Byte Pair Encoding is a tokenization algorithm that starts with individual bytes and iteratively merges the most frequent adjacent pairs to form new tokens. The result is a vocabulary that captures common subwords as single tokens and breaks rare words into multiple pieces. BPE is used by GPT models, Llama, and most modern LLMs because it handles any input text, including unknown words.

Question 3

What is the difference between BPE, WordPiece, and SentencePiece?

Accepted Answer

BPE merges the most frequent adjacent token pairs. WordPiece, used by BERT, merges based on likelihood improvement to a language model rather than raw frequency. SentencePiece is a tokenizer framework from Google that operates on raw text without pre-tokenization, treating spaces as regular characters.
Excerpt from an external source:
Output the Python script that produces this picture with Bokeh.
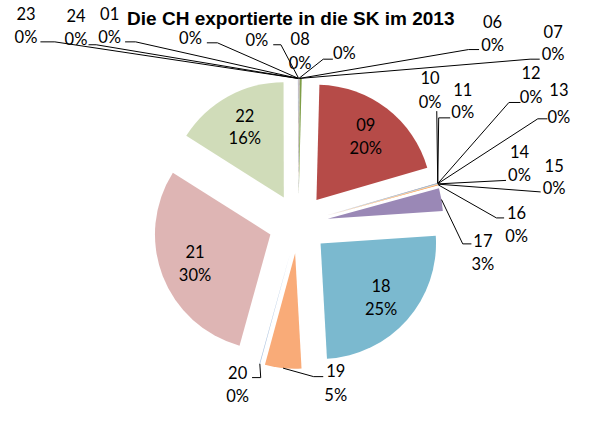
import math
from bokeh.plotting import figure
from bokeh.models import Range1d, Label
from bokeh.embed import file_html
from bokeh.resources import INLINE
from bokeh.core.properties import value

# ---------------- data ----------------
title_text = "Die CH exportierte  in die SK im 2013"
categories = ["01", "02", "03", "04", "05", "06", "07", "08", "09", "10", "11", "12",
              "13", "14", "15", "16", "17", "18", "19", "20", "21", "22", "23", "24"]
shares = [0.02, 0.02, 0.02, 0.02, 0.02, 0.03, 0.03, 0.25, 20.1, 0.02, 0.02, 0.02,
          0.02, 0.03, 0.03, 0.12, 3.2, 25.2, 5.1, 0.1, 29.7, 16.0, 0.02, 0.02]

# ---------------- styles ----------------
colors = ["#4F81BD", "#C0504D", "#9BBB59", "#8064A2", "#4BACC6", "#F79646",
          "#2C4D75", "#7F9E48", "#B64B48", "#5F4B7A", "#2F8AA3", "#B65708",
          "#95B3D7", "#D99694", "#C3D69B", "#F79646", "#9A88B6", "#7BB9CF",
          "#F9AB78", "#A7C0DE", "#DEB5B4", "#D0DCB9", "#8EB4E3", "#E6B9B8"]

W, H = 573, 405
REF_W, REF_H = 589, 421
S = H / REF_H                      # reference px -> screen px
X0 = -3.5
CX, CY = 306.0, 232.0              # pie centre (reference px, y down)
R = 120.0                          # radius
D = 31.0                           # explosion distance
FONT = "Lato"
FS = 16.5
LINE = 24.0

def Y(y):
    return REF_H - y

# label layout for outside labels: text x, number y, percent y, leader knee points
outside = {
    "23": (23, 14, 38, [(38, 43), (53, 43)]),
    "24": (75, 16, 40, [(88, 46), (96, 46)]),
    "01": (110, 14, 38, [(126, 43), (137, 43)]),
    "02": (194, None, 39, [(211, 44), (222, 44)]),
    "03": (263, None, 41, [(280, 46), (288, 46)]),
    "04": (354, None, 55, [(342, 61), (332, 61)]),
    "06": (508, 22, 46, [(494, 51), (483, 51)]),
    "07": (571, 32, 56, [(557, 61), (547, 61)]),
    "08": (308, 40, 65, None),
    "10": (443, 80, 105, [(450, 115)]),
    "11": (477, 92, 116, [(464, 122), (452, 122)]),
    "12": (548, 75, 100, [(537, 106), (525, 106)]),
    "13": (577, 93, 121, [(565, 123), (555, 123)]),
    "14": (536, 157, 181, [(522, 187)]),
    "15": (572, 171, 195, [(558, 199)]),
    "16": (533, 220, 245, [(520, 226), (512, 226)]),
    "17": (498, 250, 274, [(486, 253), (477, 253)]),
    "19": (345, 385, 410, [(332, 391), (322, 391)]),
    "20": (243, 387, 411, [(258, 392), (267, 392)]),
}

p = figure(width=W, height=H, output_backend="svg", toolbar_location=None,
           x_range=Range1d(X0, X0 + W / S), y_range=Range1d(0, REF_H),
           x_axis_type=None, y_axis_type=None, min_border=0,
           background_fill_color="white", border_fill_color="white")
p.outline_line_color = None
p.xgrid.visible = False
p.ygrid.visible = False

total = sum(shares)
cum = 0.0
wx, wy, sa, ea, wc = [], [], [], [], []
in_x, in_y, in_t = [], [], []
lx, ly, lt = [], [], []
mxs, mys = [], []
for cat, v, col in zip(categories, shares, colors):
    a0 = cum / total * 2 * math.pi
    a1 = (cum + v) / total * 2 * math.pi
    cum += v
    mid = (a0 + a1) / 2
    ax = CX + D * math.sin(mid)
    ay = Y(CY) + D * math.cos(mid)
    wx.append(ax); wy.append(ay)
    sa.append(math.pi / 2 - a1); ea.append(math.pi / 2 - a0); wc.append(col)
    pct = f"{round(v / total * 100)}%"
    if v / total >= 0.1:
        tx = ax + 0.7 * R * math.sin(mid)
        ty = ay + 0.7 * R * math.cos(mid)
        in_x += [tx, tx]; in_y += [ty + LINE / 2, ty - LINE / 2]; in_t += [cat, pct]
    elif cat in outside:
        tx, ny, py, lead = outside[cat]
        if ny is not None:
            lx.append(tx); ly.append(Y(ny)); lt.append(cat)
        lx.append(tx); ly.append(Y(py)); lt.append(pct)
        if lead:
            ox = ax + R * math.sin(mid)
            oy = ay + R * math.cos(mid)
            mxs.append([q[0] for q in lead] + [ox])
            mys.append([Y(q[1]) for q in lead] + [oy])

p.wedge(x=wx, y=wy, radius=R, start_angle=sa, end_angle=ea, direction="anticlock",
        fill_color=wc, line_color=None)
p.multi_line(xs=mxs, ys=mys, line_color="black", line_width=1)

p.text(x=in_x, y=in_y, text=in_t, text_align="center", text_baseline="middle",
       text_font=value(FONT), text_font_size=value(f"{FS}px"), text_color="black")
p.text(x=lx, y=ly, text=lt, text_align="center", text_baseline="middle",
       text_font=value(FONT), text_font_size=value(f"{FS}px"), text_color="black")

title = Label(x=301, y=Y(19), text=title_text, text_align="center", text_baseline="middle",
              text_font="Liberation Sans", text_font_style="bold", text_font_size="19px",
              text_color="black", background_fill_color="white")
p.add_layout(title)

open("out.html", "w").write(file_html(p, INLINE))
Llama uses SentencePiece with BPE; GPT uses tiktoken which is also BPE-based.

Question 4

Why does tokenization matter for cost and latency?

Accepted Answer

Tokenization directly affects both cost and latency because LLM APIs charge by token and inference time scales with token count. A poorly tokenized prompt can use two or three times as many tokens as a well-formatted one. Languages other than English often tokenize less efficiently, which is why Chinese or Arabic prompts tend to cost more per character than English prompts.

Question 5

What is a context window?

Accepted Answer

The context window is the maximum number of tokens an LLM can process in a single forward pass, including both the input prompt and the generated output. As of 2026, frontier models support context windows from 128 thousand up to several million tokens. Larger contexts enable longer conversations and document processing but cost more in compute and memory.

Question 6

What is the lost in the middle problem?

Accepted Answer

Lost in the middle is the observation that LLMs often pay less attention to information placed in the middle of a long context compared to the beginning or end. This means that even models with large context windows do not use them uniformly. For RAG applications, this affects how you order retrieved chunks, often placing the most important content at the start or end.

Question 7

How do you count tokens in a prompt?

Accepted Answer

To count tokens accurately, use the tokenizer of the specific model you are targeting. OpenAI provides the tiktoken library, Anthropic provides a token counting endpoint, and Hugging Face tokenizers work for open models. Approximate rules of thumb like four characters per token or 0.75 words per token are unreliable for non-English text or code.

Question 8

What is the difference between tokens and words?

Accepted Answer

Tokens are subword units that may be smaller or larger than words. A common English word like "the" is one token, but "tokenization" might be split into "token" and "ization". Punctuation and spaces are also typically separate tokens. On average, English text tokenizes to roughly 1.3 tokens per word, but this varies widely by content.

---